*Material provided*:

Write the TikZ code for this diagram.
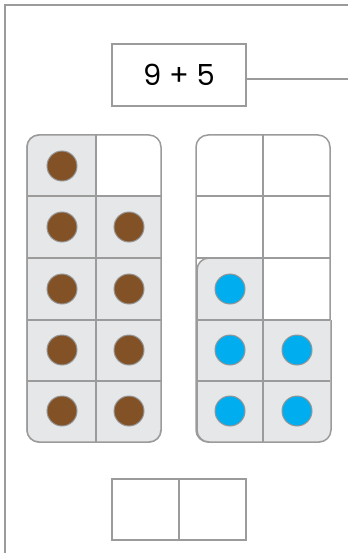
\documentclass[tikz,border=0pt]{standalone}
\usepackage{fontspec}
\newfontfamily\sumfont{Poppins}
\usetikzlibrary{positioning}

\begin{document}
\begin{tikzpicture}[x=1pt, y=-1pt, line width=1.5pt,
  frameline/.style={draw=linegray},
  numbox/.style={draw=linegray, fill=white, minimum width=134pt, minimum height=62pt, inner sep=0pt},
  digitbox/.style={draw=linegray, fill=white, minimum width=67pt, minimum height=61pt, inner sep=0pt},
  counter/.style={fill=cellgray, draw=linegray, rounded corners=12pt},
  brown dot/.style={fill=dotbrown, draw=dotrim, line width=1pt},
  blue dot/.style={fill=dotblue, draw=dotrim, line width=1pt}]

  % Colors
  \definecolor{linegray}{RGB}{155,155,155}
  \definecolor{cellgray}{RGB}{230,231,233}
  \definecolor{dotbrown}{RGB}{130,82,38}
  \definecolor{dotblue}{RGB}{0,174,239}
  \definecolor{dotrim}{RGB}{150,150,150}

  \useasboundingbox (0,0) rectangle (348,553);

  % Page edge
  \draw[frameline, line width=2pt] (5,553) -- (5,5) -- (348,5);

  % Sum box and its line to the edge
  \node[numbox] (sum) at (179,75) {\sumfont\fontsize{29}{32}\selectfont 9 + 5};
  \coordinate (edge) at (348,79);
  \draw[frameline] (sum.east |- edge) -- (edge);

  % Left ten-frame (nine)
  \filldraw[fill=white, frameline, rounded corners=12pt] (27,135) rectangle (161,442);
  \begin{scope}
    \clip (20,128) rectangle (96,196) (20,196) rectangle (168,449);
    \filldraw[counter] (27,135) rectangle (161,442);
  \end{scope}
  \draw[frameline] (96,135) -- (96,442);
  \foreach \y in {196,258,320,381}
    \draw[frameline] (27,\y) -- (161,\y);
  \foreach \x/\y in {62/166, 62/227, 129/227, 62/289, 129/289, 62/350, 129/350, 62/411, 129/411}
    \filldraw[brown dot] (\x,\y) circle (15pt);

  % Right ten-frame (five)
  \filldraw[fill=white, frameline, rounded corners=12pt] (196,135) rectangle (330,442);
  \begin{scope}
    \clip (189,251) rectangle (263,320) (189,320) rectangle (337,449);
    \filldraw[counter] (197,258) rectangle (331,442);
  \end{scope}
  \draw[frameline] (263,135) -- (263,442);
  \foreach \y in {196,258,320,381}
    \draw[frameline] (196,\y) -- (330,\y);
  \foreach \x/\y in {230/289, 230/350, 297/350, 230/411, 297/411}
    \filldraw[blue dot] (\x,\y) circle (15pt);

  % Answer boxes
  \node[digitbox] (tens) at (145.5,509.5) {};
  \node[digitbox, right=-1.5pt of tens] (ones) {};

\end{tikzpicture}
\end{document}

*Stated exercise*: Copy out every line of the material above exactly, skipping the pictures.

*Exercise solution*:
Write the TikZ code for this diagram.
\documentclass[tikz,border=0pt]{standalone}
\usepackage{fontspec}
\newfontfamily\sumfont{Poppins}
\usetikzlibrary{positioning}

\begin{document}
\begin{tikzpicture}[x=1pt, y=-1pt, line width=1.5pt,
  frameline/.style={draw=linegray},
  numbox/.style={draw=linegray, fill=white, minimum width=134pt, minimum height=62pt, inner sep=0pt},
  digitbox/.style={draw=linegray, fill=white, minimum width=67pt, minimum height=61pt, inner sep=0pt},
  counter/.style={fill=cellgray, draw=linegray, rounded corners=12pt},
  brown dot/.style={fill=dotbrown, draw=dotrim, line width=1pt},
  blue dot/.style={fill=dotblue, draw=dotrim, line width=1pt}]

  % Colors
  \definecolor{linegray}{RGB}{155,155,155}
  \definecolor{cellgray}{RGB}{230,231,233}
  \definecolor{dotbrown}{RGB}{130,82,38}
  \definecolor{dotblue}{RGB}{0,174,239}
  \definecolor{dotrim}{RGB}{150,150,150}

  \useasboundingbox (0,0) rectangle (348,553);

  % Page edge
  \draw[frameline, line width=2pt] (5,553) -- (5,5) -- (348,5);

  % Sum box and its line to the edge
  \node[numbox] (sum) at (179,75) {\sumfont\fontsize{29}{32}\selectfont 9 + 5};
  \coordinate (edge) at (348,79);
  \draw[frameline] (sum.east |- edge) -- (edge);

  % Left ten-frame (nine)
  \filldraw[fill=white, frameline, rounded corners=12pt] (27,135) rectangle (161,442);
  \begin{scope}
    \clip (20,128) rectangle (96,196) (20,196) rectangle (168,449);
    \filldraw[counter] (27,135) rectangle (161,442);
  \end{scope}
  \draw[frameline] (96,135) -- (96,442);
  \foreach \y in {196,258,320,381}
    \draw[frameline] (27,\y) -- (161,\y);
  \foreach \x/\y in {62/166, 62/227, 129/227, 62/289, 129/289, 62/350, 129/350, 62/411, 129/411}
    \filldraw[brown dot] (\x,\y) circle (15pt);

  % Right ten-frame (five)
  \filldraw[fill=white, frameline, rounded corners=12pt] (196,135) rectangle (330,442);
  \begin{scope}
    \clip (189,251) rectangle (263,320) (189,320) rectangle (337,449);
    \filldraw[counter] (197,258) rectangle (331,442);
  \end{scope}
  \draw[frameline] (263,135) -- (263,442);
  \foreach \y in {196,258,320,381}
    \draw[frameline] (196,\y) -- (330,\y);
  \foreach \x/\y in {230/289, 230/350, 297/350, 230/411, 297/411}
    \filldraw[blue dot] (\x,\y) circle (15pt);

  % Answer boxes
  \node[digitbox] (tens) at (145.5,509.5) {};
  \node[digitbox, right=-1.5pt of tens] (ones) {};

\end{tikzpicture}
\end{document}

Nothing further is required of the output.